= Skinned Knuckles =

American trade publication

Skinned Knuckles is a monthly publication written by and for antique and classic automobile restorers. Fondly known to subscribers merely as "SK", it answers to either name. It has been in continuous publication since 1976. This journal promotes authentic restoration of cars and trucks. It does not advocate modification, alteration or ‘hot-rodding’. Its mission is to preserve the historical integrity of vehicles, ranging from the earliest electric, steam and internal combustion or gasoline engines to the period where legislation dictated emission controls and computers replaced the mechanical components of a car.

==History and profile==
Initially founded by Bill Cannon in 1976, the first issue was published in February 1977. The early issues have become true collector's items, sought by restorers to complete their library. For the past fifteen years, editor Neil Maken has maintained the original mission of Authentic Restoration — bringing the car or truck back to the condition which it was in when it first left the factory. Over the years a number of very well known and highly respected names in the automotive restoration hobby have contributed articles, thoughts and opinions to this journal. Thousands of articles, shop-hints, product and book reviews, short-cuts and vehicle analysis have appeared in the 525+ issues. Many of these back issues are still available from the original inventory. The magazine is based in Huntington Beach, California.

Selected columns from Skinned Knuckles appear regularly in such publications as Vintage Truck magazine, The Pierce-Arrow Society newsletters, Old Cars Weekly and the Old Cars Weekly Guide to Restoration, and numerous antique-car club newsletters.

From the beginning, and continuing today, Skinned Knuckles is available by subscription only, not on the newsstands. Many of the current subscribers are also original subscribers, priding themselves on owning complete libraries dating from Volume 1, Issue 1.

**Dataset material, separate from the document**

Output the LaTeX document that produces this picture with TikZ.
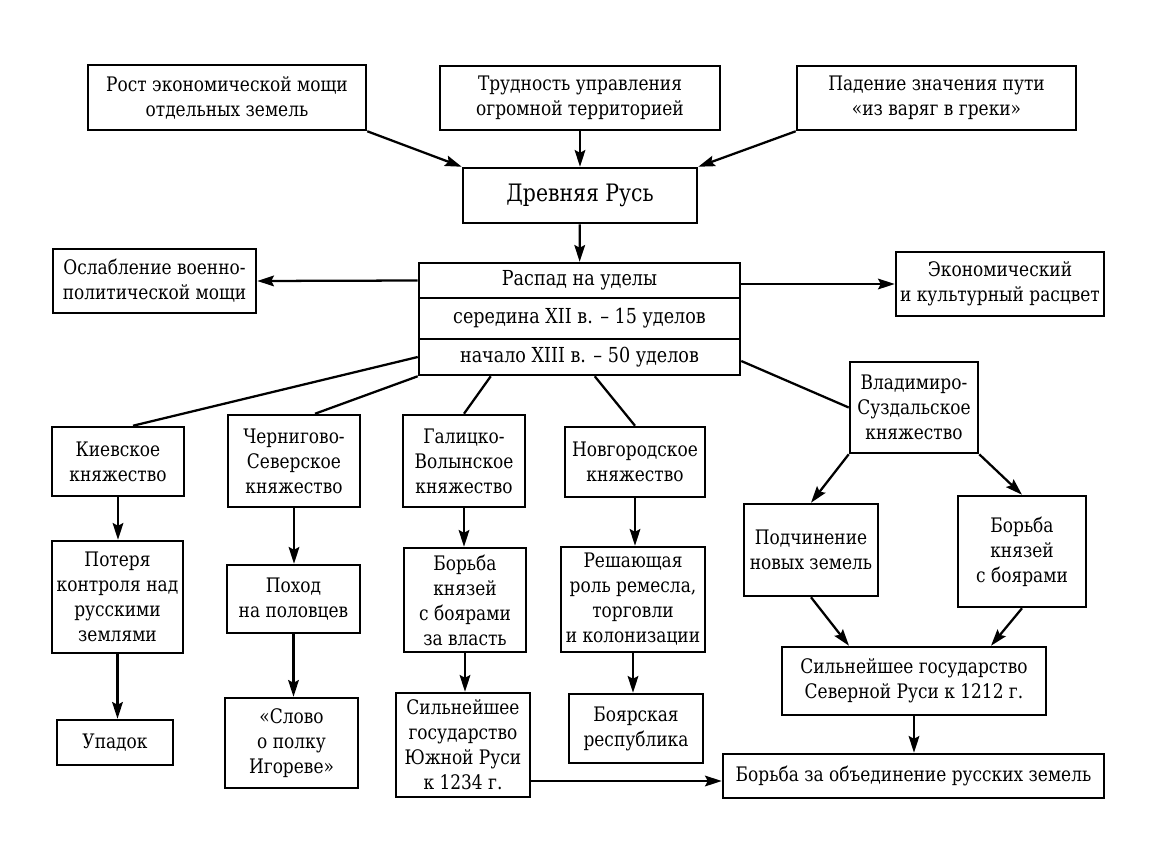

Skinned Knuckles prides itself on the fact that it is not merely a ‘picture’ magazine of pretty cars and trucks, but is specifically written for the collector interested in restoring a vehicle to its original condition. They are in the technical forefront of restoration and other subjects of a topical and timely nature. There is a carefully balanced mix between the traditional "antique" automobiles and trucks—pre-World War II—and the "newer" collectibles which are the center of interest to some of the younger, new-to-the-hobby collector. The journal is geared toward the handy, grease-under-the-fingernails type of mechanic. Subscribers drive their cars, not merely display them at car shows. They are proud of their vehicles.

Skinned Knuckles seem to have stopped publishing. The website and phone numbers are no longer active and current subscribers no longer receive issues. I received my most current issue in April 2021 but others have received their last one in September.